Amnesty International, which participated in the "Alternative Table" organised in Madrid in July, has called for a campaign against Plan Colombia, denouncing the use of paramilitarism as a state strategy, and the internal consequences that "will aggravate alarmingly the present humanitarian crisis". (Amnesty International No 44, Spanish edition, August-September 2000)
Jose Vicente Rangel, Venezuelan foreign minister says that the Plan "aims if not at the Vietnamisation, at least the Colombianisation of the region." (Ansa Agency, 7/7/2000) Meanwhile, the powerful Confederation of Indigenous Nationalities of Ecuador (CONAIE) rejected Plan Colombia and in a public declaration, it affirmed his opposition, "especially when it seems that there will be a direct participation of Ecuadorian forces, without concern for the violence of which the civil population will be victim, fundamentally the indigenous peoples and nationalities."
The background is the renovation of a counterinsurgent strategy of intervention.

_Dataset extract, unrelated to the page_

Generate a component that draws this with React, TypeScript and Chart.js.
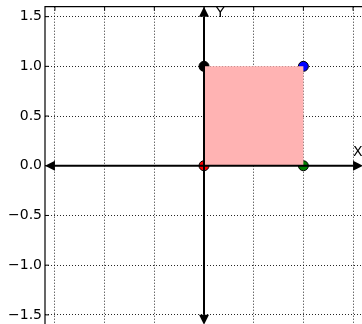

Like in the Dominican Republic in 1965, Chile in 1973, Nicaragua in 1981-90. The only difference is that Plan Colombia (as in Grenada and Panama) will not happen through a concealed operation. They seek, as James Petras says " to destroy dialogue and the movements that dare to defy the imperial monolith’. (Plan Colombia and its critics, Agency ALAI, 17/7/00)
But in a situation where the dominant classes are shaken by a deep political crisis, of legitimacy, this is accelerated by the brutal effects of the recolonising offensive of multinational capital, Plan Colombia reemphasises the importance of anti-imperialist struggle. In a Latin America where broad and radical social resistances are articulating emancipatory alternatives which, albeit still from a defensive perspective, begin to sketch a new political scenario.